A magistrada afirmou que a atuação do Judiciário na arbitragem deve ser limitada. "Aqui em São Paulo, cumprimos à risca o princípio da intervenção mínima. Atuamos somente nos casos de erro grosseiro no cumprimento da convenção arbitral, excesso e violação gritante do devido processo."

Porém, segundo ela, ainda há uma distorção no sistema, pois alguns advogados não entendem a função excepcional da Justiça e levam diversas demandas "frivolas" à vara, como se fosse uma instância recursal.

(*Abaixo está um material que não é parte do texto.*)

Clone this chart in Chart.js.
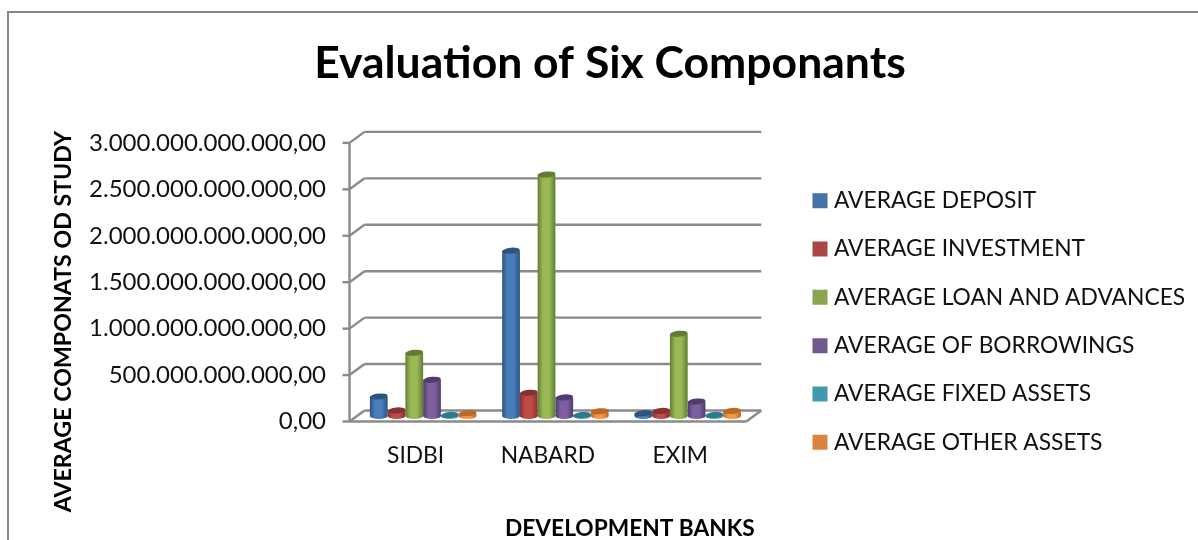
<!DOCTYPE html>
<html><head><meta charset="utf-8">
<style>
html,body{margin:0;padding:0;background:#fff;overflow:hidden}
#wrap{position:relative;width:1198px;height:540px}
#frame{position:absolute;left:7px;top:11px;right:0;bottom:-4px;border-left:2px solid #878787;border-top:2px solid #878787}
canvas{position:absolute;left:0;top:0}
</style>
<script src="https://cdn.jsdelivr.net/npm/chart.js@4/dist/chart.umd.min.js"></script>
</head><body><div id="wrap"><div id="frame"></div><canvas id="c" width="1198" height="540"></canvas></div>
<script>
const categories = ["SIDBI","NABARD","EXIM"];
const seriesNames = ["AVERAGE DEPOSIT","AVERAGE INVESTMENT","AVERAGE LOAN AND ADVANCES","AVERAGE OF BORROWINGS","AVERAGE FIXED ASSETS","AVERAGE OTHER ASSETS"];
const averageDeposit = [210e9,1780e9,30e9];
const averageInvestment = [60e9,250e9,55e9];
const averageLoan = [680e9,2600e9,885e9];
const averageBorrowings = [390e9,200e9,155e9];
const averageFixed = [10e9,10e9,10e9];
const averageOther = [30e9,50e9,55e9];
const yTickLabels = ["0,00","500.000.000.000,00","1.000.000.000.000,00","1.500.000.000.000,00","2.000.000.000.000,00","2.500.000.000.000,00","3.000.000.000.000,00"];
const legendColors = ["#4572A7","#AA4643","#89A54E","#71588F","#4198AF","#DB843D"];
const barMid = ["#4A7EBB","#BE4B48","#98B954","#7D60A0","#46AAC5","#F79646"];
const barDark = ["#2C5482","#843331","#637C35","#503C6E","#2A7A90","#B96A26"];
const allSeries = [averageDeposit,averageInvestment,averageLoan,averageBorrowings,averageFixed,averageOther];
const CAT_PCT = 0.805, FONT = "Lato";
const DX = 7.5, DY = 5.5;

function barFill(ctx, s){
  const sc = ctx.chart.scales.x;
  if(!sc || ctx.dataIndex===undefined) return barMid[s];
  const c = sc.getPixelForValue(ctx.dataIndex), bw = sc.width/categories.length*CAT_PCT/6;
  const l = c-3*bw+s*bw;
  const g = ctx.chart.ctx.createLinearGradient(l,0,l+bw,0);
  g.addColorStop(0,barDark[s]); g.addColorStop(.3,barMid[s]); g.addColorStop(.65,barMid[s]); g.addColorStop(1,barDark[s]);
  return g;
}
const LEG_PAD=25.5, LEG_BOX_LEFT=817.5, LEG_DY=51.5;
const TITLE_X=[74.5,2], TITLE_Y=[0,45];
const frame3d = {
  id:"frame3d",
  afterLayout(chart){
    const lg = chart.legend, dx=LEG_BOX_LEFT-(lg.left+LEG_PAD);
    lg.left+=dx; lg.right+=dx; lg.top+=LEG_DY; lg.bottom+=LEG_DY;
    const t = chart.titleBlock; t.left+=31.5; t.right+=31.5;
    const ctx = chart.ctx;
    const shift=(scale,dx,dy)=>{ if(scale._shifted) return; scale._shifted=true;
      const o = scale.drawTitle;
      scale.drawTitle=function(){ctx.save();ctx.translate(dx,dy);o.call(this);ctx.restore();};};
    shift(chart.scales.x,TITLE_X[0],TITLE_X[1]); shift(chart.scales.y,TITLE_Y[0],TITLE_Y[1]);
  },
  beforeDatasetsDraw(chart){
    const {ctx,chartArea:a,scales:{y}}=chart;
    ctx.save(); ctx.strokeStyle="#8a8a8a"; ctx.lineWidth=2.4; ctx.lineCap="butt";
    const L=(x1,y1,x2,y2)=>{ctx.beginPath();ctx.moveTo(x1,y1);ctx.lineTo(x2,y2);ctx.stroke();};
    y.ticks.forEach(t=>{
      const p=y.getPixelForValue(t.value);
      L(a.left+DX,p-DY,a.right+DX,p-DY);
      L(a.left-DX,p+DY,a.left+DX,p-DY);
      L(a.left-DX-7,p+DY,a.left-DX,p+DY);
    });
    const p0=y.getPixelForValue(0), pm=y.getPixelForValue(3e12);
    L(a.left-DX,pm+DY,a.left-DX,p0+DY);
    L(a.left-DX,p0+DY,a.right-DX,p0+DY);
    L(a.right-DX,p0+DY,a.right+DX,p0-DY);
    ctx.restore();
  },
  afterDatasetsDraw(chart){
    const ctx=chart.ctx;
    chart.data.datasets.forEach((d,s)=>{
      chart.getDatasetMeta(s).data.forEach(el=>{
        const rx=el.width/2, ry=3;
        ctx.save();
        const g=ctx.createLinearGradient(el.x-rx,0,el.x+rx,0);
        g.addColorStop(0,barDark[s]);g.addColorStop(.3,barMid[s]);g.addColorStop(.65,barMid[s]);g.addColorStop(1,barDark[s]);
        ctx.fillStyle=g; ctx.beginPath(); ctx.ellipse(el.x,el.base,rx,ry,0,0,Math.PI*2); ctx.fill();
        ctx.fillStyle=barDark[s]; ctx.beginPath(); ctx.ellipse(el.x,el.y,rx,ry,-0.1,0,Math.PI*2); ctx.fill();
        ctx.restore();
      });
    });
  }
};
new Chart(document.getElementById("c"),{
  type:"bar",
  data:{labels:categories,datasets:allSeries.map((v,s)=>({label:seriesNames[s],data:v,
    backgroundColor:(ctx)=>barFill(ctx,s),borderWidth:0,categoryPercentage:CAT_PCT,barPercentage:1}))},
  options:{
    responsive:false,animation:false,
    layout:{padding:{left:0,right:41,top:0,bottom:0}},
    plugins:{
      tooltip:{enabled:false},
      title:{display:true,text:"Evaluation of Six Componants",color:"#000",position:"top",
        font:{family:FONT,size:44.5,weight:"bold"},padding:{top:37,bottom:47}},
      legend:{position:"right",align:"center",maxWidth:446,
        labels:{color:"#111",font:{family:FONT,size:22.8},padding:LEG_PAD,boxWidth:5,boxHeight:5,
          generateLabels(){return seriesNames.map((n,i)=>({text:n,fillStyle:legendColors[i],strokeStyle:legendColors[i],lineWidth:10,datasetIndex:i,fontColor:"#111"}));}}}
    },
    scales:{
      x:{grid:{display:false,drawTicks:false},border:{display:false},
        ticks:{color:"#111",font:{family:FONT,size:22.8},padding:26,labelOffset:-7.5,maxRotation:0},
        title:{display:true,text:"DEVELOPMENT BANKS",color:"#000",font:{family:FONT,size:22.7,weight:"bold"},padding:{top:10,bottom:0}},
        afterFit(s){s.height=124;}},
      y:{min:0,max:3e12,grid:{display:false,drawTicks:false},border:{display:false},
        ticks:{stepSize:5e11,color:"#111",font:{family:FONT,size:24},padding:31,labelOffset:5.5,
          callback:(v)=>yTickLabels[Math.round(v/5e11)]},
        title:{display:true,text:"AVERAGE COMPONATS OD STUDY",color:"#000",font:{family:FONT,size:23.2,weight:"bold"},padding:{top:50,bottom:0}},
        afterFit(s){s.width=357;}}
    }
  },
  plugins:[frame3d]
});
</script></body></html>
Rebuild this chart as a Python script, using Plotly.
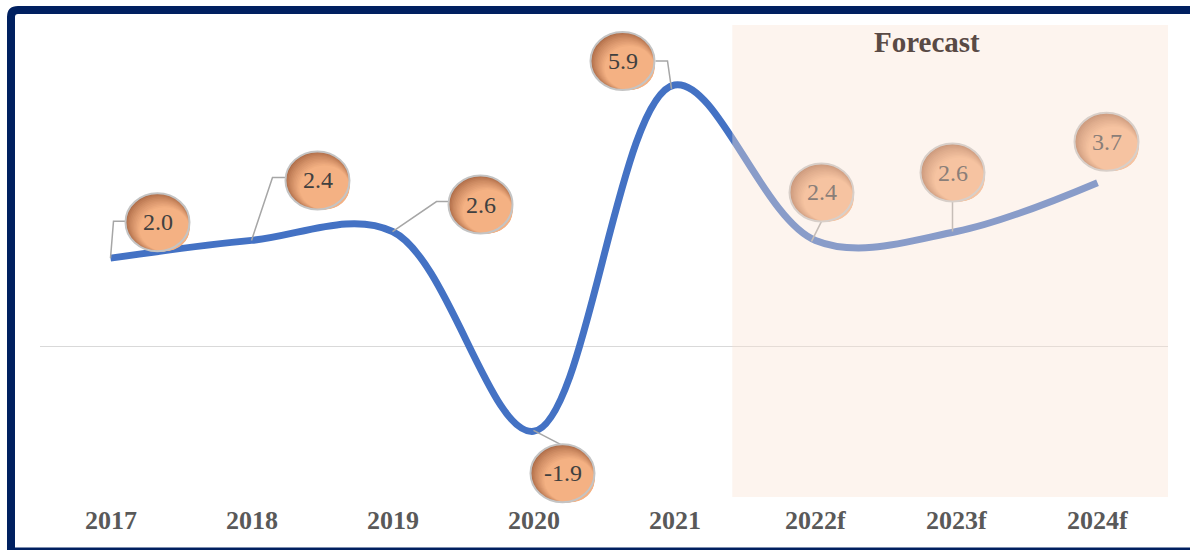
import plotly.graph_objects as go

# ---------------- data ----------------
years = ["2017", "2018", "2019", "2020", "2021", "2022f", "2023f", "2024f"]
growth = [2.0, 2.4, 2.6, -1.9, 5.9, 2.4, 2.6, 3.7]
value_labels = ["2.0", "2.4", "2.6", "-1.9", "5.9", "2.4", "2.6", "3.7"]
is_forecast = [False, False, False, False, False, True, True, True]
forecast_title = "Forecast"

# ---------------- styling / placement ----------------
FONT = "Palatino Linotype, Book Antiqua, Palatino, Liberation Serif, serif"
LINE_BLUE = "#4472C4"
NAVY = "#002060"
L, R, T, B = 40, 22, 25, 38
W, H = 1190, 550
PW, PH = W - L - R, H - T - B

# bubble centre offsets from the data point, in pixels (+y up)
label_dx = [47, 66, 88, 29, -52, 6, -4, 9]
label_dy = [36, 60, 27, -42, 24, 48, 59, 41]
RX, RY = 32, 29
# leader line vertices relative to data point (pixels, +y up)
leaders = [
    [(0, 0), (3, 37), (16, 37)],
    [(0, 0), (21, 63), (35, 63)],
    [(0, 0), (44, 30), (57, 30)],
    [(0, 1), (27, -13)],
    [(-3, -4), (-7, 24), (-19, 24)],
    [(-4, -1), (6, 19)],
    [(-4, 0), (-4, 30)],
    [],
]


def px2paper(px, py):
    return (px - L) / PW, (T + PH - py) / PH


def lerp(c1, c2, t):
    return tuple(round(a + (b - a) * t) for a, b in zip(c1, c2))


fig = go.Figure()
fig.add_trace(go.Scatter(
    x=years, y=growth, mode="lines",
    line=dict(color=LINE_BLUE, width=7, shape="spline", smoothing=1.0),
    hoverinfo="skip", showlegend=False,
))

shapes = []
# leader lines (anchored at category index i, value growth[i])
for i, pts in enumerate(leaders):
    if not pts:
        continue
    path = "M " + " L ".join(f"{x} {y}" for x, y in pts)
    shapes.append(dict(
        type="path", xref="x", yref="y", xsizemode="pixel", ysizemode="pixel",
        xanchor=i, yanchor=growth[i], path=path,
        line=dict(color="#A6A6A6", width=1.5), layer="above",
    ))

# gradient bubbles (stepped)
dark = (172, 106, 70)
light = (244, 177, 131)
N = 10
STEP = 0.7
for i in range(len(years)):
    cx, cy = label_dx[i], label_dy[i]
    for k in range(N + 1):
        d = k * STEP
        t = (k / N) ** 0.75
        c = lerp(dark, light, t)
        shapes.append(dict(
            type="circle", xref="x", yref="y", xsizemode="pixel", ysizemode="pixel",
            xanchor=i, yanchor=growth[i],
            x0=cx - RX + 2 * d, x1=cx + RX, y0=cy - RY, y1=cy + RY - 2 * d,
            fillcolor=f"rgb{c}", line=dict(width=0), layer="above",
        ))
    shapes.append(dict(
        type="circle", xref="x", yref="y", xsizemode="pixel", ysizemode="pixel",
        xanchor=i, yanchor=growth[i],
        x0=cx - RX, x1=cx + RX, y0=cy - RY, y1=cy + RY,
        fillcolor="rgba(0,0,0,0)", line=dict(color="#C4C4C4", width=2), layer="above",
    ))

# forecast overlay (fades everything beneath it)
_, rect_y0 = px2paper(0, 497)
_, rect_y1 = px2paper(0, 25)
shapes.append(dict(
    type="rect", xref="x", yref="paper", x0=4.41, x1=7.5, y0=rect_y0, y1=rect_y1,
    fillcolor="rgba(250,225,210,0.38)", line=dict(width=0), layer="above",
))

# navy frame
x_l, _ = px2paper(11, 0)
x_r, _ = px2paper(1205, 0)
_, y_t = px2paper(0, 10)
_, y_b = px2paper(0, 560)
x_c, _ = px2paper(18, 0)
_, y_c = px2paper(0, 17)
shapes.append(dict(
    type="path", xref="paper", yref="paper",
    path=f"M {x_l} {y_b} L {x_l} {y_c} Q {x_l} {y_t} {x_c} {y_t} L {x_r} {y_t}",
    line=dict(color=NAVY, width=8), layer="above",
))
_, y_bb = px2paper(0, 549)
x_0, _ = px2paper(8, 0)
shapes.append(dict(
    type="line", xref="paper", yref="paper", x0=x_0, x1=x_r, y0=y_bb, y1=y_bb,
    line=dict(color=NAVY, width=3), layer="above",
))

annotations = []
for i in range(len(years)):
    col = "rgb(138,126,120)" if is_forecast[i] else "#404040"
    annotations.append(dict(
        x=i, y=growth[i], xref="x", yref="y",
        xshift=label_dx[i], yshift=label_dy[i], text=value_labels[i],
        showarrow=False, font=dict(family=FONT, size=24, color=col),
        xanchor="center", yanchor="middle",
    ))
# category labels (drawn as annotations so the plot area can extend under the bubbles)
_, tick_y = px2paper(0, 520)
for i, yr in enumerate(years):
    annotations.append(dict(
        x=i, y=tick_y, xref="x", yref="paper", text=f"<b>{yr}</b>",
        showarrow=False, font=dict(family=FONT, size=26, color="#595959"),
        xanchor="center", yanchor="middle",
    ))
_, title_y = px2paper(0, 42)
annotations.append(dict(
    x=5.79, y=title_y, xref="x", yref="paper", text=f"<b>{forecast_title}</b>",
    showarrow=False, font=dict(family=FONT, size=29, color="#594A45"),
    xanchor="center", yanchor="middle",
))

fig.update_layout(
    width=W, height=H, margin=dict(l=L, r=R, t=T, b=B),
    paper_bgcolor="white", plot_bgcolor="white",
    shapes=shapes, annotations=annotations, showlegend=False,
    xaxis=dict(
        type="category", range=[-0.5, 7.5], showgrid=False, zeroline=False,
        showline=False, ticks="", showticklabels=False,
    ),
    yaxis=dict(
        range=[-3.716, 7.25], showgrid=False, zeroline=True, zerolinecolor="#D9D9D9",
        zerolinewidth=1.3, showticklabels=False, ticks="", showline=False,
    ),
)

fig.write_html("out.html")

A juíza ainda ressaltou a importância das cartas arbitrais — meios de comunicação entre uma câmara arbitral e o Judiciário. Por meio delas, é possível pedir apoio à Justiça para intimação de testemunhas ou efetivação de liminares, por exemplo.

No entanto, além de pouco usados, tais instrumentos geralmente chegam ao Judiciário mal instruídos. Andrea fez um apelo para que advogados levem cartas arbitrais assinadas e acompanhadas da convenção de arbitragem, para facilitar a atuação judicial.

Outra participante da mesa foi a processualista Helena Najjar Abdo. Ela defendeu a tese de que "não é cabível a condenação, pelos árbitros, ao pagamento de honorários de sucumbência", a não ser que tal possibilidade tenha sido acertada previamente entre as partes. O ministro Noronha concordou com tal entendimento.

Segundo Helena, "a arbitragem deriva da autonomia das partes" e o poder jurisdicional é conferido aos árbitros pelo contrato. Se as partes contratam a arbitragem, elas são responsáveis por decidir quais medidas da controvérsia serão submetidas ao tribunal arbitral. Ou seja, esse tribunal "não pode proferir nada fora dos termos contratados pelas partes".

O Congresso Nacional das Sociedades de Advogados teve início nesta quarta-feira (9/11) e se estende até esta sexta (11/11). O evento é organizado pelo Centro de Estudos das Sociedades de Advogados (Cesa) e pelo Sindicato das Sociedades de Advogados dos Estados de São Paulo e Rio de Janeiro (Sinsa). O tema central é "Advocacia do Amanhã: Democracia, ESG e Tecnologia".